#### What to work on
Starting at the first line of the data, please print exactly those lines through the one that holds "import * as", omitting every picture.

**** Recorded information

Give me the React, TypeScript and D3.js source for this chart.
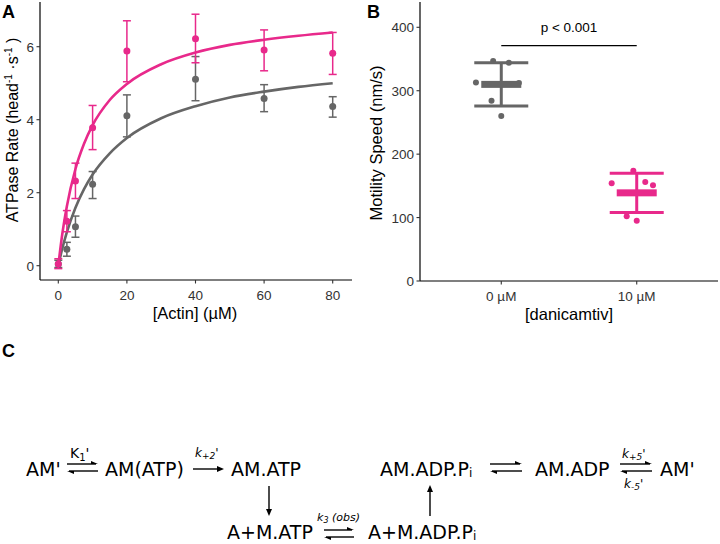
import React from "react";
import * as d3 from "d3";

// ---- Panel A: actin-activated ATPase ----
const actinConc = [0, 2.5, 5, 10, 20, 40, 60, 80];
const ctrlRate = [0.05, 0.45, 1.07, 2.23, 4.11, 5.11, 4.58, 4.36];
const ctrlLo = [-0.05, 0.26, 0.78, 1.84, 3.53, 4.52, 4.22, 4.07];
const ctrlHi = [0.15, 0.64, 1.36, 2.58, 4.68, 5.73, 4.96, 4.63];
const drugRate = [0.05, 1.22, 2.32, 3.78, 5.88, 6.22, 5.91, 5.82];
const drugLo = [-0.08, 0.93, 1.84, 3.18, 5.04, 5.56, 5.34, 5.24];
const drugHi = [0.19, 1.51, 2.81, 4.39, 6.71, 6.89, 6.46, 6.39];

// fitted curves
const fitX = [0, 1, 2.5, 5, 7.5, 10, 15, 20, 30, 40, 50, 60, 70, 80];
const ctrlFit = [0, 0.41, 0.92, 1.59, 2.1, 2.5, 3.08, 3.5, 4.04, 4.37, 4.61, 4.77, 4.9, 5.0];
const drugFit = [0, 0.76, 1.63, 2.65, 3.34, 3.85, 4.54, 4.98, 5.52, 5.84, 6.05, 6.19, 6.3, 6.39];

const ticksA_x = [0, 20, 40, 60, 80];
const ticksA_y = [0, 2, 4, 6];

// ---- Panel B: motility ----
const groups = ["0 µM", "10 µM"];
const speedMean = [310, 139];
const speedSd = [34, 31];
const ctrlSpeeds = [347, 344, 313, 312, 284, 260];
const ctrlJitter = [-0.06, 0.056, -0.187, 0.13, -0.072, 0];
const drugSpeeds = [154, 174, 156, 151, 102, 95];
const drugJitter = [-0.185, -0.025, 0.063, 0.12, -0.074, 0];
const sigY = 371;
const ticksB_y = [0, 100, 200, 300, 400];

const GRAY = "#666666";
const PINK = "#e8298b";
const SANS = "'Liberation Sans', Arial, Helvetica, sans-serif";
const DIAG = "'DejaVu Sans', sans-serif";

export default function App() {
  // panel A scales
  const xA = d3.scaleLinear().domain([0, 80]).range([58.3, 332.7]);
  const yA = d3.scaleLinear().domain([0, 6]).range([265.7, 46.7]);
  const lineA = d3
    .line<number>()
    .x((_, i) => xA(fitX[i]))
    .y((d) => yA(d))
    .curve(d3.curveMonotoneX);

  // panel B scales
  const xB = d3.scalePoint<string>().domain(groups).range([420, 718]).padding(0.6);
  const yB = d3.scaleLinear().domain([0, 400]).range([281, 27.3]);
  const step = xB.step();

  const series = [
    { rate: ctrlRate, lo: ctrlLo, hi: ctrlHi, fit: ctrlFit, color: GRAY },
    { rate: drugRate, lo: drugLo, hi: drugHi, fit: drugFit, color: PINK },
  ];

  const groupsB = [
    { speeds: ctrlSpeeds, jitter: ctrlJitter, color: GRAY },
    { speeds: drugSpeeds, jitter: drugJitter, color: PINK },
  ];

  const arrowHeadR = (x: number, y: number) => `M${x},${y} l-7,-3 l0,3 z`;
  const arrowHeadL = (x: number, y: number) => `M${x},${y} l7,3 l0,-3 z`;

  const equil = (x1: number, x2: number, y: number) => (
    <g>
      <line x1={x1} x2={x2 - 2} y1={y} y2={y} stroke="#000" strokeWidth={1.4} />
      <path d={arrowHeadR(x2, y)} fill="#000" />
      <line x1={x1 + 2} x2={x2} y1={y + 7} y2={y + 7} stroke="#000" strokeWidth={1.4} />
      <path d={arrowHeadL(x1, y + 7)} fill="#000" />
    </g>
  );

  return (
    <svg width={720} height={544} style={{ position: "absolute", left: 0, top: 0, background: "#fff" }}>
      {/* ===== Panel A ===== */}
      <text x={2} y={18} fontFamily={SANS} fontWeight="bold" fontSize={18}>A</text>
      <line x1={40} x2={40} y1={2} y2={280} stroke="#000" strokeWidth={1.2} />
      <line x1={40} x2={352} y1={280} y2={280} stroke="#000" strokeWidth={1.2} />
      {ticksA_y.map((t) => (
        <g key={t}>
          <line x1={36.5} x2={40} y1={yA(t)} y2={yA(t)} stroke="#333" strokeWidth={1.1} />
          <text x={34} y={yA(t) + 5} textAnchor="end" fontFamily={SANS} fontSize={13.5} fill="#333">{t}</text>
        </g>
      ))}
      {ticksA_x.map((t) => (
        <g key={t}>
          <line x1={xA(t)} x2={xA(t)} y1={280} y2={283.5} stroke="#333" strokeWidth={1.1} />
          <text x={xA(t)} y={299.5} textAnchor="middle" fontFamily={SANS} fontSize={13.5} fill="#333">{t}</text>
        </g>
      ))}
      <text x={195} y={319} textAnchor="middle" fontFamily={SANS} fontSize={16.5}>[Actin] (µM)</text>
      <text transform="translate(18,130) rotate(-90)" textAnchor="middle" fontFamily={SANS} fontSize={16}>
        ATPase Rate (head<tspan dy={-6} fontSize={10}>-1</tspan>
        <tspan dy={6}> ·s</tspan>
        <tspan dy={-6} fontSize={10}>-1</tspan>
        <tspan dy={6}> )</tspan>
      </text>
      {series.map((s, si) => (
        <g key={si}>
          <path d={lineA(s.fit) || ""} fill="none" stroke={s.color} strokeWidth={2.6} />
          {actinConc.map((c, i) => (
            <g key={i} stroke={s.color} strokeWidth={1.5}>
              <line x1={xA(c)} x2={xA(c)} y1={yA(s.lo[i])} y2={yA(s.hi[i])} />
              <line x1={xA(c) - 4} x2={xA(c) + 4} y1={yA(s.lo[i])} y2={yA(s.lo[i])} />
              <line x1={xA(c) - 4} x2={xA(c) + 4} y1={yA(s.hi[i])} y2={yA(s.hi[i])} />
              <circle cx={xA(c)} cy={yA(s.rate[i])} r={3.5} fill={s.color} stroke="none" />
            </g>
          ))}
        </g>
      ))}

      {/* ===== Panel B ===== */}
      <text x={367} y={18} fontFamily={SANS} fontWeight="bold" fontSize={18}>B</text>
      <line x1={420} x2={420} y1={2} y2={281} stroke="#000" strokeWidth={1.2} />
      <line x1={420} x2={718} y1={281} y2={281} stroke="#000" strokeWidth={1.2} />
      {ticksB_y.map((t) => (
        <g key={t}>
          <line x1={416.5} x2={420} y1={yB(t)} y2={yB(t)} stroke="#333" strokeWidth={1.1} />
          <text x={414} y={yB(t) + 5} textAnchor="end" fontFamily={SANS} fontSize={13.5} fill="#333">{t}</text>
        </g>
      ))}
      {groups.map((g) => (
        <g key={g}>
          <line x1={xB(g)!} x2={xB(g)!} y1={281} y2={284.5} stroke="#333" strokeWidth={1.1} />
          <text x={xB(g)!} y={300.5} textAnchor="middle" fontFamily={SANS} fontSize={13.5} fill="#333">{g}</text>
        </g>
      ))}
      <text x={569} y={320} textAnchor="middle" fontFamily={SANS} fontSize={16.5}>[danicamtiv]</text>
      <text transform="translate(382,143) rotate(-90)" textAnchor="middle" fontFamily={SANS} fontSize={16.5}>
        Motility Speed (nm/s)
      </text>
      {groupsB.map((gr, gi) => {
        const cx = xB(groups[gi])!;
        const m = speedMean[gi];
        const sd = speedSd[gi];
        return (
          <g key={gi}>
            {gr.speeds.map((v, i) => (
              <circle key={i} cx={cx + gr.jitter[i] * step} cy={yB(v)} r={3} fill={gr.color} />
            ))}
            <g stroke={gr.color} strokeWidth={3}>
              <line x1={cx} x2={cx} y1={yB(m - sd)} y2={yB(m + sd)} />
              <line x1={cx - 27} x2={cx + 27} y1={yB(m - sd)} y2={yB(m - sd)} />
              <line x1={cx - 27} x2={cx + 27} y1={yB(m + sd)} y2={yB(m + sd)} />
            </g>
            <rect x={cx - 20} y={yB(m) - 3.5} width={40} height={7} fill={gr.color} />
          </g>
        );
      })}
      <line x1={xB(groups[0])!} x2={xB(groups[1])!} y1={yB(sigY)} y2={yB(sigY)} stroke="#000" strokeWidth={1.3} />
      <text x={(xB(groups[0])! + xB(groups[1])!) / 2} y={32} textAnchor="middle" fontFamily={SANS} fontSize={13.5}>
        p &lt; 0.001
      </text>

      {/* ===== Panel C ===== */}
      <text x={2} y={357} fontFamily={SANS} fontWeight="bold" fontSize={18}>C</text>
      <g fontFamily={DIAG} fontSize={19}>
        <text x={26} y={476}>AM'</text>
        <text x={105} y={476}>AM(ATP)</text>
        <text x={231} y={476}>AM.ATP</text>
        <text x={227} y={539}>A+M.ATP</text>
        <text x={368} y={539}>
          A+M.ADP.P<tspan fontSize={12} dy={1}>i</tspan>
        </text>
        <text x={380} y={476}>
          AM.ADP.P<tspan fontSize={12} dy={1}>i</tspan>
        </text>
        <text x={535} y={476}>AM.ADP</text>
        <text x={660} y={476}>AM'</text>
      </g>
      {/* rate labels */}
      <text x={70} y={458} fontFamily={DIAG} fontSize={14}>
        K<tspan fontSize={10} dy={3}>1</tspan><tspan dy={-3}>'</tspan>
      </text>
      <text x={195} y={457} fontFamily={DIAG} fontSize={12} fontStyle="italic">
        k<tspan fontSize={9} dy={2}>+2</tspan><tspan dy={-2}>'</tspan>
      </text>
      <text x={317} y={521} fontFamily={DIAG} fontSize={11} fontStyle="italic">
        k<tspan fontSize={8} dy={2}>3</tspan><tspan dy={-2}> (obs)</tspan>
      </text>
      <text x={622} y={458} fontFamily={DIAG} fontSize={12} fontStyle="italic">
        k<tspan fontSize={9} dy={2}>+5</tspan><tspan dy={-2}>'</tspan>
      </text>
      <text x={624} y={488} fontFamily={DIAG} fontSize={12} fontStyle="italic">
        k<tspan fontSize={9} dy={2}>-5</tspan><tspan dy={-2}>'</tspan>
      </text>
      {/* arrows */}
      {equil(67, 98, 464)}
      <line x1={193} x2={221} y1={469} y2={469} stroke="#000" strokeWidth={1.4} />
      <path d="M224,469 l-7,-3 l0,6 z" fill="#000" />
      <line x1={269} x2={269} y1={486} y2={512} stroke="#000" strokeWidth={1.4} />
      <path d="M269,516 l-3,-7 l6,0 z" fill="#000" />
      {equil(324, 354, 530)}
      <line x1={430} x2={430} y1={516} y2={489} stroke="#000" strokeWidth={1.4} />
      <path d="M430,485 l-3,7 l6,0 z" fill="#000" />
      {equil(490, 522, 464)}
      {equil(620, 652, 464)}
    </svg>
  );
}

********

#### Full output
Give me the React, TypeScript and D3.js source for this chart.
import React from "react";
import * as d3 from "d3";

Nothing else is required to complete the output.